The logical solution is a system of industry self-regulation.

 

In collaboration with Epstein Becker & Green and senior legal and privacy representatives from more than a dozen large global employers, including Amazon, Allegis, Dentsu Americas, Koch Industries, Microsoft, Qualcomm, and Unilever, the Center for Industry Self-Regulation incubator has launched an initiative to develop a new self-regulatory regime for AI in recruiting and hiring.

 

June 8, 2023: BBB National Programs’ Center for Industry Self-Regulation Publishes Principles and Protocols for Trustworthy AI in Recruiting and Hiring (Read the Press Release)

 

 

 

 

Why Now

 

Regulatory shortcomings remain fertile ground for lawsuits, and the Biden Administration civil rights law enforcement agencies are focused on AI.     

 

However, there are still few regulatory restrictions on AI in the job hiring/recruiting space at the federal or state levels beyond new guidance analyzing existing employment law.
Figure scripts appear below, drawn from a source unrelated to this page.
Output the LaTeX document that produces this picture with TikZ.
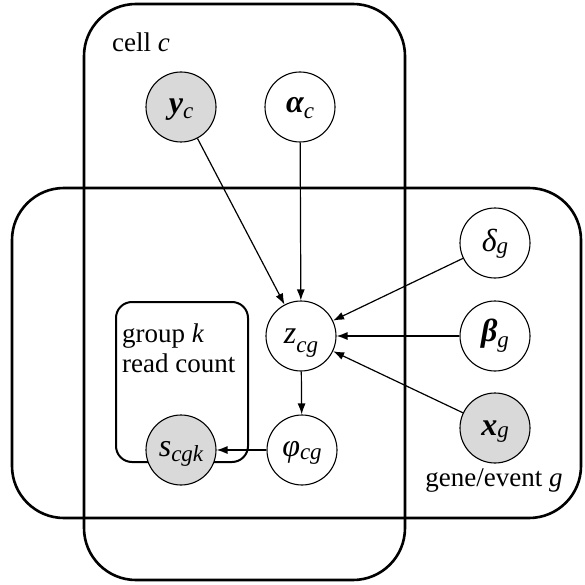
\documentclass[tikz,border=0pt]{standalone}
\usepackage{fontspec}
\setmainfont{Liberation Serif}
\usetikzlibrary{arrows.meta}
\definecolor{obsgray}{RGB}{217,217,217}
\newcommand\txtfont{\rmfamily\fontsize{27}{30}\selectfont}
\newcommand\mainlab{\rmfamily\fontsize{32}{32}\selectfont}
\newcommand\sublab{\rmfamily\fontsize{23}{24}\selectfont\itshape}
% #1 main symbol, #2 subscript, #3 main baseline below centre, #4 extra drop of subscript
\newcommand\myvar[4]{\smash{\raisebox{-#3pt}{\mainlab #1}\raisebox{\dimexpr-#3pt-#4pt\relax}{\sublab #2}}}
\begin{document}
\begin{tikzpicture}[x=1pt,y=-1pt,
  plate/.style={draw,line width=2.6pt,rounded corners=52pt},
  var/.style={circle,draw,line width=1.1pt,minimum size=70pt,inner sep=0pt,fill=white},
  obs/.style={var,fill=obsgray},
  edge/.style={-{Latex[length=11pt,width=8pt]},line width=1.2pt},
  lab/.style={font=\txtfont,inner sep=0pt}]
\useasboundingbox (0,0) rectangle (584,585);
% plates
\draw[plate] (84,4) rectangle (405,580);
\draw[plate] (12,188) rectangle (581,518);
\draw[line width=2pt,rounded corners=16pt] (116,302) rectangle (248,462);
% labels
\node[lab,anchor=base west] (lcell) at (112,52) {cell \textit{c}};
\node[lab,anchor=base west] (lgrp1) at (122,342) {group \textit{k}};
\node[lab,anchor=base west] (lgrp2) at (122,372) {read count};
\node[lab,anchor=base] (lgene) at (494,486) {gene/event \textit{g}};
% nodes
\node[obs] (y) at (181,107) {\myvar{\bfseries\itshape y}{c}{7}{5}};
\node[var] (a) at (300,107) {\myvar{\bfseries\itshape α}{c}{6}{6}};
\node[var] (z) at (301,336) {\myvar{\itshape z}{cg}{7}{9}};
\node[var] (d) at (495,243) {\myvar{\itshape δ}{g}{8}{2}};
\node[var] (b) at (495,336) {\myvar{\bfseries\itshape β}{g}{5}{6}};
\node[obs] (x) at (495,428) {\myvar{\bfseries\itshape x}{g}{7}{2}};
\node[var] (p) at (302,450) {\myvar{\itshape φ}{cg}{6}{3}};
\node[obs] (s) at (181,450) {\myvar{\itshape s}{cgk}{6}{5}};
% edges
\draw[edge] (y) -- (z);
\draw[edge] (a) -- (z);
\draw[edge] (d) -- (z);
\draw[edge] (b) -- (z);
\draw[edge] (x) -- (z);
\draw[edge] (z) -- (p);
\draw[edge] (p) -- (s);
\end{tikzpicture}
\end{document}
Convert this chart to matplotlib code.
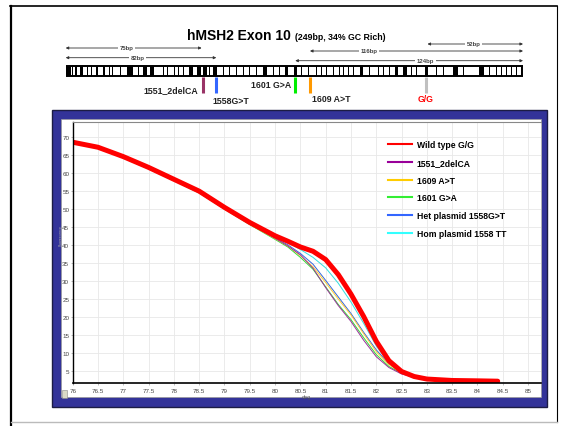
import matplotlib
matplotlib.use("Agg")
import matplotlib.pyplot as plt
from matplotlib.patches import Rectangle
from matplotlib.lines import Line2D

plt.rcParams['font.family'] = ['Liberation Sans', 'DejaVu Sans']

# ---- melt curve data ----
temps = [76, 76.5, 77, 77.5, 78, 78.5, 79, 79.5, 80, 80.25, 80.5, 80.75,
         81, 81.25, 81.5, 81.75, 82, 82.25, 82.5, 82.75, 83, 83.5, 84, 84.4]
wild_gg = [68.6, 67.2, 64.6, 61.6, 58.3, 55.0, 50.5, 46.3, 42.6, 41.1, 39.5, 38.3,
           36.0, 31.8, 26.4, 20.2, 13.3, 7.9, 4.9, 3.5, 2.8, 2.4, 2.3, 2.2]
del_1551 = [68.4, 67.0, 64.3, 61.3, 58.0, 54.6, 50.1, 45.9, 41.9, 39.8, 37.3, 33.6,
            28.2, 23.2, 18.8, 13.6, 9.0, 6.0, 4.2, 3.3, 2.8, 2.4, 2.3, 2.2]
at_1609 = [68.5, 67.1, 64.3, 61.3, 58.0, 54.6, 50.1, 45.8, 41.8, 39.8, 37.1, 34.0,
           29.6, 25.0, 20.6, 15.4, 10.4, 6.8, 4.6, 3.4, 2.8, 2.4, 2.3, 2.2]
ga_1601 = [68.4, 67.0, 64.2, 61.2, 57.9, 54.5, 50.0, 45.7, 41.6, 39.5, 36.6, 33.3,
           28.4, 23.5, 19.3, 14.3, 9.6, 6.3, 4.4, 3.3, 2.7, 2.3, 2.2, 2.1]
het_1558 = [68.5, 67.1, 64.4, 61.4, 58.1, 54.8, 50.3, 46.0, 42.0, 40.1, 37.7, 34.7,
            30.2, 25.6, 21.0, 15.8, 10.9, 7.0, 4.7, 3.5, 2.8, 2.4, 2.3, 2.2]
hom_1558 = [68.5, 67.1, 64.5, 61.5, 58.2, 54.9, 50.4, 46.2, 42.4, 40.8, 38.8, 36.6,
            33.7, 29.4, 24.2, 18.3, 12.0, 7.2, 4.6, 3.4, 2.7, 2.3, 2.2, 2.1]

series_labels = ['Wild type G/G', '1551_2delCA', '1609 A>T', '1601 G>A',
                 'Het plasmid 1558G>T', 'Hom plasmid 1558 TT']
series_values = [wild_gg, del_1551, at_1609, ga_1601, het_1558, hom_1558]
series_colors = ['#ff0000', '#993399', '#ffcc33', '#33dd33', '#3366dd', '#33dddd']
legend_colors = ['#ff0000', '#990099', '#ffcc00', '#33ee33', '#3366ff', '#33ffff']

x_ticks = [76 + 0.5 * i for i in range(19)]
x_ticklabels = ['76', '76.5', '77', '77.5', '78', '78.5', '79', '79.5', '80', '80.5',
                '81', '81.5', '82', '82.5', '83', '83.5', '84', '84.5', '85']
y_ticks = [5, 10, 15, 20, 25, 30, 35, 40, 45, 50, 55, 60, 65, 70]

# ---- exon diagram data (positions in bp along the 249 bp exon) ----
stripe_bp = [1.3, 3.8, 5.6, 8.5, 11.8, 14.2, 17.2, 20.9, 23.8, 25.6, 29.9, 35.0,
             39.5, 43.0, 47.0, 53.2, 55.3, 59.0, 61.3, 64.0, 68.2, 72.4, 75.8,
             78.2, 81.3, 85.8, 89.4, 93.1, 96.7, 100.3, 103.9, 108.5, 113.0,
             116.6, 120.3, 125.2, 128.4, 132.1, 136.6, 139.3, 142.0, 145.7,
             148.9, 151.1, 153.8, 156.6, 161.1, 165.6, 170.2, 172.9, 176.5,
             180.1, 184.7, 188.3, 191.0, 196.5, 201.9, 205.5, 212.2, 216.4,
             226.4, 230.9, 234.6, 237.3, 240.0, 242.7, 245.4, 248.2]
stripe_w = [2.7, 0.6, 0.6, 1.5, 0.6, 0.6, 0.9, 0.9, 0.6, 0.6, 0.9, 2.9,
            0.6, 2.2, 2.2, 0.6, 0.6, 0.6, 0.6, 0.6, 1.8, 2.2, 1.8,
            0.6, 1.8, 0.6, 0.6, 0.6, 0.6, 0.6, 0.6, 1.8, 0.6,
            0.6, 1.8, 1.8, 0.6, 0.6, 0.6, 0.6, 0.6, 0.6,
            0.6, 0.6, 0.6, 0.6, 1.8, 0.6, 0.6, 0.6, 0.6,
            1.8, 1.8, 0.6, 0.6, 1.8, 0.6, 0.6, 2.7, 0.6,
            2.2, 0.6, 0.6, 0.6, 0.6, 0.6, 0.6, 0.6]

variant_names = ['1551_2delCA', '1558G>T', '1601 G>A', '1609 A>T', 'G/G']
variant_bp = [75, 82, 125, 133, 196]
variant_colors = ['#993366', '#3366ff', '#00ee00', '#ff9900', '#c0c0c0']
variant_text_colors = ['#222222', '#222222', '#222222', '#222222', '#ff0000']

amplicon_names = ['75bp', '82bp', '116bp', '124bp', '52bp']
amplicon_start = [0, 0, 133, 125, 197]
amplicon_end = [74, 82, 249, 249, 249]

W, H = 571, 427
fig = plt.figure(figsize=(W / 100, H / 100), dpi=100)

# background layer in pixel coordinates
bg = fig.add_axes([0, 0, 1, 1])
bg.set_xlim(0, W)
bg.set_ylim(H, 0)
bg.axis('off')

# slide frame
bg.plot([11, 11], [7, 427], color='black', lw=1.6)
bg.plot([10, 557], [7, 7], color='black', lw=1.2)
bg.plot([557, 557], [7, 423], color='black', lw=0.8)
bg.plot([11, 557], [423, 423], color='#bbbbbb', lw=1.0)

# blue chart panel
bg.add_patch(Rectangle((52, 111), 495, 297, facecolor='#333399', edgecolor='#1c1c44', lw=1.0))
bg.add_patch(Rectangle((61, 120), 480, 278, facecolor='white', edgecolor='#999999', lw=0.5))
bg.add_patch(Rectangle((62, 391), 4.5, 8, facecolor='#d9d9c6', edgecolor='#888888', lw=0.4))

# title
bg.text(187, 36, 'hMSH2 Exon 10', fontsize=10, fontweight='bold', va='center', ha='left')
bg.text(295, 37, '(249bp, 34% GC Rich)', fontsize=6.3, fontweight='bold', va='center', ha='left')

# ---- exon diagram ----
x0, x1 = 65.7, 523
y_top, y_bot = 38, 110
dg = fig.add_axes([x0 / W, 1 - y_bot / H, (x1 - x0) / W, (y_bot - y_top) / H])
dg.set_xlim(0, 249)
dg.set_ylim(y_bot, y_top)
dg.axis('off')

bar_y, bar_h = 66.7, 10.6
dg.add_patch(Rectangle((0, bar_y), 249, bar_h, facecolor='white', edgecolor='black', lw=1.4))
for c, w in zip(stripe_bp, stripe_w):
    dg.add_patch(Rectangle((c - w / 2, bar_y), w, bar_h, facecolor='black', edgecolor='none'))

amp_y = [49, 58.7, 52, 61.7, 45]
amp_label_x = [33, 39, 165, 196, 222]
for name, s, e, yy, lx in zip(amplicon_names, amplicon_start, amplicon_end, amp_y, amp_label_x):
    dg.annotate('', xy=(e, yy), xytext=(s, yy),
                arrowprops=dict(arrowstyle='<|-|>', lw=0.6, color='#333333',
                                mutation_scale=4, shrinkA=0, shrinkB=0))
    dg.text(lx, yy - 0.6, name, fontsize=4.3, fontweight='bold', color='#444444',
            ha='center', va='center',
            bbox=dict(facecolor='white', edgecolor='none', pad=1.2))

label_pos = [(72, 90.7, 'right'), (80, 101.7, 'left'), (123, 85, 'right'),
             (134, 99, 'left'), (196, 99, 'center')]
for name, bp, col, tcol, (lx, ly, ha) in zip(variant_names, variant_bp, variant_colors,
                                             variant_text_colors, label_pos):
    dg.plot([bp, bp], [77.6, 93.5], color=col, lw=2.2, solid_capstyle='butt')
    dg.text(lx, ly, name, fontsize=6.3, fontweight='bold', color=tcol, ha=ha, va='center')

# ---- melt curve chart ----
ax_l, ax_r, ax_t, ax_b = 72.7, 540.7, 122.7, 384
ax = fig.add_axes([ax_l / W, 1 - ax_b / H, (ax_r - ax_l) / W, (ax_b - ax_t) / H])
ax.set_facecolor('white')

for vals, col, lab in zip(series_values[::-1], series_colors[::-1], series_labels[::-1]):
    lw = 3.6 if lab == 'Wild type G/G' else 0.7
    ax.plot(temps, vals, color=col, lw=lw, solid_capstyle='round')

ax.set_xlim(76, 85.25)
ax.set_ylim(1.7, 74.3)
ax.set_xticks(x_ticks)
ax.set_xticklabels(x_ticklabels)
ax.set_yticks(y_ticks)
ax.tick_params(labelsize=4.5, labelcolor='#444444', length=1.5, width=0.4, pad=1,
               color='#888888')
ax.tick_params(axis='x', pad=2)
ax.grid(True, color='#e8e8e8', lw=0.6)
ax.set_axisbelow(True)
ax.spines['left'].set_color('black')
ax.spines['left'].set_linewidth(1.0)
ax.spines['bottom'].set_color('black')
ax.spines['bottom'].set_linewidth(1.2)
ax.spines['top'].set_color('#888888')
ax.spines['top'].set_linewidth(0.8)
ax.spines['right'].set_color('#bbbbbb')
ax.spines['right'].set_linewidth(0.5)

ax.set_xlabel('deg', fontsize=3.5, color='#555555', labelpad=0.5, family='DejaVu Sans')
bg.text(60.8, 236, 'Fluorescence', fontsize=2.3, color='#aaaaaa', rotation=90,
        ha='center', va='center', family='DejaVu Sans')

handles = [Line2D([0], [0], color=c, lw=1.5) for c in legend_colors]
ax.legend(handles, series_labels, loc='upper left', bbox_to_anchor=(0.674, 0.93),
          frameon=False, prop=dict(size=6.2, weight='bold'), handlelength=2.8,
          handletextpad=0.5, labelspacing=1.02, borderpad=0, borderaxespad=0)

fig.savefig('out.png', dpi=100)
As a result, products sometimes come to market untested, un-validated, and generally unwitting of employment law requirements for a company’s particular use case...creating fertile ground for lawsuits alleging disparate impact or treatment against both vendors and employers who use these products.   

 

 

 

 

 

AI Principles & Protocols

 

 

In June 2023, this Incubator project released self-regulatory Principles for Trustworthy AI in Recruiting and Hiring, which serve as a global baseline standard for the use of AI applications in recruitment and hiring, providing practical and actionable guidance for employers and vendors seeking to leverage AI technology responsibly and equitably.   


 

The Independent Certification Protocols for AI-Enabled Hiring and Recruiting Technologies supplement the Principles by providing employers and vendors a framework for self-certifying compliance with the Principles. 

 

The Incubator working group developed the AI Principles and Protocols with a focus on the following objectives:

 

  • Ensuring systems are valid and reliable.

  • Promoting equitable outcomes, with harmful bias managed. 

  • Increasing inclusivity. 

  • Facilitating compliance, transparency, and accountability. 

  • Striving for systems that are safe, secure, resilient, explainable, interpretable, and privacy-enhanced.